### [STATED TASK]
Return only the lines from the top of the data down to the one that holds "const L = 4.6, M = 39.8, H = 56.5;", both included, without any pictures.

* * *

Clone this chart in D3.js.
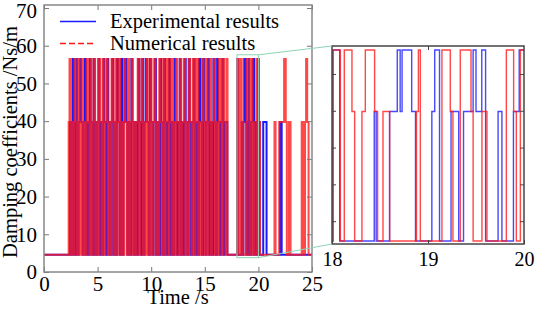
<!DOCTYPE html>
<html>
<head>
<meta charset="utf-8">
<script src="https://cdn.jsdelivr.net/npm/d3@7"></script>
<style>
  body { margin: 0; background: #fff; }
  svg { display: block; }
</style>
</head>
<body>
<svg width="536" height="309"></svg>
<script>
// damping levels (Ns/m)
const L = 4.6, M = 39.8, H = 56.5;

// experimental result: [time (s), damping]
const expSteps = [
  [0, L], [2.42, M], [2.55, L], [2.68, H], [2.79, M], [2.86, L], [3.02, H], [3.1, L], [3.24, M],
  [3.37, H], [3.45, M], [3.58, L], [3.71, M], [3.8, H], [3.92, L], [4.06, M], [4.18, L], [4.27, H],
  [4.35, M], [4.49, L], [4.63, H], [4.72, M], [4.8, L], [4.95, M], [5.07, H], [5.16, L], [5.3, M],
  [5.41, L], [5.55, H], [5.63, M], [5.78, L], [5.9, H], [6.0, M], [6.11, L], [6.24, M], [6.36, H],
  [6.45, L], [6.6, M], [6.72, L], [6.81, H], [6.93, M], [7.05, L], [7.2, H], [7.28, L], [7.41, M],
  [7.55, H], [7.66, M], [7.77, L], [7.92, M], [8.03, L], [8.15, H], [8.24, M], [8.37, L], [8.52, M],
  [8.66, L], [8.8, H], [8.9, M], [9.02, L], [9.17, H], [9.26, L], [9.39, M], [9.5, H], [9.6, M],
  [9.73, L], [9.88, H], [9.97, M], [10.1, L], [10.22, M], [10.35, H], [10.44, L], [10.58, M],
  [10.7, L], [10.84, H], [10.93, M], [11.06, L], [11.2, H], [11.28, M], [11.4, L], [11.55, M],
  [11.67, H], [11.76, L], [11.9, M], [12.03, L], [12.16, H], [12.27, M], [12.38, L], [12.54, M],
  [12.66, H], [12.74, L], [12.88, M], [13.0, L], [13.13, H], [13.22, M], [13.35, L], [13.5, H],
  [13.6, M], [13.72, L], [13.85, M], [13.97, H], [14.06, L], [14.2, M], [14.33, L], [14.46, H],
  [14.57, M], [14.7, L], [14.84, H], [14.92, M], [15.05, L], [15.18, M], [15.3, H], [15.4, L],
  [15.53, M], [15.66, L], [15.8, H], [15.9, M], [16.02, L], [16.15, H], [16.24, M], [16.38, L],
  [16.5, M], [16.63, H], [16.72, L], [16.86, M], [17.1, L],
  [18.01, H], [18.08, L], [18.44, M], [18.46, L], [18.6, M], [18.68, H], [18.71, M], [18.73, H],
  [18.83, M], [18.87, L], [19.04, M], [19.07, H], [19.12, L], [19.24, M], [19.32, L], [19.37, M],
  [19.47, H], [19.5, M], [19.56, H], [19.6, L], [19.73, M], [19.77, L], [19.89, M], [19.95, H],
  [20.02, M], [20.12, L], [20.45, M], [20.76, L], [22.0, M], [22.17, L], [25, L]
];

// numerical result: [time (s), damping]
const numSteps = [
  [0, L], [2.3, M], [2.38, H], [2.5, L], [2.61, M], [2.73, L], [2.85, H], [2.95, M], [3.07, L],
  [3.18, H], [3.3, L], [3.41, M], [3.52, H], [3.63, L], [3.76, M], [3.86, L], [3.98, H], [4.1, M],
  [4.22, L], [4.33, H], [4.44, L], [4.56, M], [4.68, H], [4.77, L], [4.89, M], [5.0, L], [5.12, H],
  [5.24, M], [5.35, L], [5.47, H], [5.58, L], [5.7, M], [5.82, H], [5.94, L], [6.05, M], [6.18, L],
  [6.3, H], [6.41, M], [6.52, L], [6.65, H], [6.76, L], [6.88, M], [6.99, H], [7.1, L], [7.23, M],
  [7.35, L], [7.46, H], [7.58, M], [7.7, L], [7.83, H], [7.95, L], [8.07, M], [8.19, H], [8.28, L],
  [8.4, M], [8.5, L], [8.62, M], [8.74, H], [8.85, L], [8.97, M], [9.09, H], [9.21, L], [9.33, M],
  [9.44, L], [9.56, H], [9.68, M], [9.79, L], [9.92, H], [10.03, L], [10.15, M], [10.28, H],
  [10.39, L], [10.51, M], [10.63, L], [10.75, H], [10.88, M], [10.99, L], [11.12, H], [11.24, L],
  [11.35, M], [11.47, H], [11.6, L], [11.72, M], [11.83, H], [11.95, L], [12.08, M], [12.2, L],
  [12.31, H], [12.43, M], [12.55, L], [12.68, H], [12.8, L], [12.92, M], [13.05, H], [13.17, L],
  [13.28, M], [13.4, L], [13.53, H], [13.65, M], [13.77, L], [13.9, H], [14.02, L], [14.14, M],
  [14.26, H], [14.38, L], [14.5, M], [14.62, L], [14.75, H], [14.87, M], [14.98, L], [15.1, H],
  [15.23, L], [15.35, M], [15.46, H], [15.58, L], [15.7, M], [15.83, H], [15.95, L], [16.07, M],
  [16.2, L], [16.32, H], [16.44, M], [16.55, L], [16.68, H], [16.8, M], [16.92, L], [17.02, H],
  [17.12, L],
  [18.01, H], [18.087, L], [18.128, H], [18.208, M], [18.236, L], [18.312, M], [18.347, H],
  [18.444, M], [18.475, L], [18.531, M], [18.6, L], [18.88, M], [18.9, H], [18.92, L], [19.145, H],
  [19.232, M], [19.26, L], [19.336, H], [19.448, M], [19.47, L], [19.562, M], [19.614, L],
  [19.816, H], [19.892, M], [19.92, L], [19.962, H],
  [20.02, M], [20.15, L], [21.5, M], [21.6, L], [21.95, M], [22.4, H], [22.55, M], [22.65, L],
  [22.85, M], [23.0, L], [24.04, M], [24.2, L], [24.35, M], [24.45, H], [24.55, M], [24.68, L], [25, L]
];

const xTicks = [0, 5, 10, 15, 20, 25];
const yTicks = [0, 10, 20, 30, 40, 50, 60, 70];
const insetXTicks = [18, 19, 20];
const insetYTicks = [10, 20, 30, 40, 50];
const zoomRange = [18, 20];
const legendLabels = ['Experimental results', 'Numerical results'];

const FONT = 'Liberation Serif';
const svg = d3.select('svg');
const BLUE = '#1a1aff', RED = '#ff1a1a';

// main plot
const x = d3.scaleLinear().domain([0, 25]).range([44, 312]);
const y = d3.scaleLinear().domain([0, 70.8]).range([272, 5]);

svg.append('clipPath').attr('id', 'clipMain')
  .append('rect').attr('x', 44).attr('y', 5).attr('width', 268).attr('height', 267);

const lineMain = d3.line().x(d => x(d[0])).y(d => y(d[1])).curve(d3.curveStepAfter);

const gMain = svg.append('g').attr('clip-path', 'url(#clipMain)');
gMain.append('path').datum(expSteps)
  .attr('d', lineMain).attr('fill', 'none').attr('stroke', BLUE).attr('stroke-width', 2);
gMain.append('path').datum(numSteps)
  .attr('d', lineMain).attr('fill', 'none').attr('stroke', RED).attr('stroke-width', 2)
  .attr('stroke-opacity', 0.8);

// axes with inward ticks
const styleAxis = (g, size) => {
  g.attr('font-family', FONT);
  g.select('.domain').remove();
  g.selectAll('.tick line').attr('stroke', '#777');
  g.selectAll('.tick text').attr('font-family', FONT).attr('font-size', size).attr('fill', '#000');
};
svg.append('g').attr('transform', 'translate(0,272)')
  .call(d3.axisBottom(x).tickValues(xTicks).tickSize(-5).tickPadding(4).tickFormat(d3.format('d')))
  .call(styleAxis, 21);
svg.append('g').attr('transform', 'translate(0,5)')
  .call(d3.axisTop(x).tickValues(xTicks).tickSize(-5).tickFormat(''))
  .call(styleAxis, 21);
svg.append('g').attr('transform', 'translate(44,0)')
  .call(d3.axisLeft(y).tickValues(yTicks).tickSize(-5).tickPadding(7).tickFormat(d3.format('d')))
  .call(styleAxis, 21)
  .call(g => g.selectAll('.tick text').filter(d => d === 70).attr('dy', '0.45em'));
svg.append('g').attr('transform', 'translate(312,0)')
  .call(d3.axisRight(y).tickValues(yTicks).tickSize(-5).tickFormat(''))
  .call(styleAxis, 21);

svg.append('rect').attr('x', 44).attr('y', 5).attr('width', 268).attr('height', 267)
  .attr('fill', 'none').attr('stroke', '#888').attr('stroke-width', 1.5);

svg.append('text').attr('x', 178).attr('y', 304).attr('text-anchor', 'middle')
  .attr('font-family', FONT).attr('font-size', 20.5).text('Time /s');
svg.append('text').attr('transform', 'translate(17,142) rotate(-90)').attr('text-anchor', 'middle')
  .attr('font-family', FONT).attr('font-size', 20.5).text('Damping coefficients /Ns/m');

// legend
const legend = svg.append('g');
legend.append('line').attr('x1', 60).attr('x2', 96).attr('y1', 21.5).attr('y2', 21.5)
  .attr('stroke', BLUE).attr('stroke-width', 1.5);
legend.append('line').attr('x1', 60).attr('x2', 96).attr('y1', 43.5).attr('y2', 43.5)
  .attr('stroke', RED).attr('stroke-width', 1.5).attr('stroke-dasharray', '6,3');
legend.selectAll('text').data(legendLabels).enter().append('text')
  .attr('x', 110).attr('y', (d, i) => 28 + i * 22)
  .attr('font-family', FONT).attr('font-size', 20.5).text(d => d);

// inset
const xi = d3.scaleLinear().domain(zoomRange).range([332, 524]);
const yi = d3.scaleLinear().domain([3.8, 57.6]).range([244, 46]);

svg.append('clipPath').attr('id', 'clipInset')
  .append('rect').attr('x', 332).attr('y', 46).attr('width', 192).attr('height', 198);

const lineInset = d3.line().x(d => xi(d[0])).y(d => yi(d[1])).curve(d3.curveStepAfter);
const gIn = svg.append('g').attr('clip-path', 'url(#clipInset)');
gIn.append('path').datum(expSteps)
  .attr('d', lineInset).attr('fill', 'none').attr('stroke', BLUE).attr('stroke-width', 1.4)
  .attr('stroke-opacity', 0.8);
gIn.append('path').datum(numSteps)
  .attr('d', lineInset).attr('fill', 'none').attr('stroke', RED).attr('stroke-width', 1.4)
  .attr('stroke-opacity', 0.8);

const styleInset = g => {
  g.attr('font-family', FONT);
  g.select('.domain').remove();
  g.selectAll('.tick line').attr('stroke', '#444');
  g.selectAll('.tick text').attr('font-family', FONT).attr('font-size', 20).attr('fill', '#000');
};
svg.append('g').attr('transform', 'translate(0,244)')
  .call(d3.axisBottom(xi).tickValues(insetXTicks).tickSize(-4).tickPadding(8).tickFormat(d3.format('d')))
  .call(styleInset);
svg.append('g').attr('transform', 'translate(0,46)')
  .call(d3.axisTop(xi).tickValues([19]).tickSize(-4).tickFormat(''))
  .call(styleInset);
svg.append('g').attr('transform', 'translate(332,0)')
  .call(d3.axisLeft(yi).tickValues(insetYTicks).tickSize(-4).tickFormat(''))
  .call(styleInset);
svg.append('g').attr('transform', 'translate(524,0)')
  .call(d3.axisRight(yi).tickValues(insetYTicks).tickSize(-4).tickFormat(''))
  .call(styleInset);

svg.append('rect').attr('x', 332).attr('y', 46).attr('width', 192).attr('height', 198)
  .attr('fill', 'none').attr('stroke', '#444').attr('stroke-width', 1.5);

// zoom box and connectors
const zc = '#8fd3b4';
const bx0 = x(zoomRange[0]), bx1 = x(zoomRange[1]);
const by0 = y(yi.domain()[1]), by1 = y(yi.domain()[0]);
svg.append('rect').attr('x', bx0).attr('y', by0).attr('width', bx1 - bx0).attr('height', by1 - by0)
  .attr('fill', 'none').attr('stroke', zc).attr('stroke-width', 1);
svg.append('line').attr('x1', bx1).attr('y1', by0).attr('x2', 332).attr('y2', 46)
  .attr('stroke', zc).attr('stroke-width', 1);
svg.append('line').attr('x1', bx1).attr('y1', by1).attr('x2', 332).attr('y2', 244)
  .attr('stroke', zc).attr('stroke-width', 1);
</script>
</body>
</html>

* * *

### [FINAL RESULT]
Clone this chart in D3.js.
<!DOCTYPE html>
<html>
<head>
<meta charset="utf-8">
<script src="https://cdn.jsdelivr.net/npm/d3@7"></script>
<style>
  body { margin: 0; background: #fff; }
  svg { display: block; }
</style>
</head>
<body>
<svg width="536" height="309"></svg>
<script>
// damping levels (Ns/m)
const L = 4.6, M = 39.8, H = 56.5;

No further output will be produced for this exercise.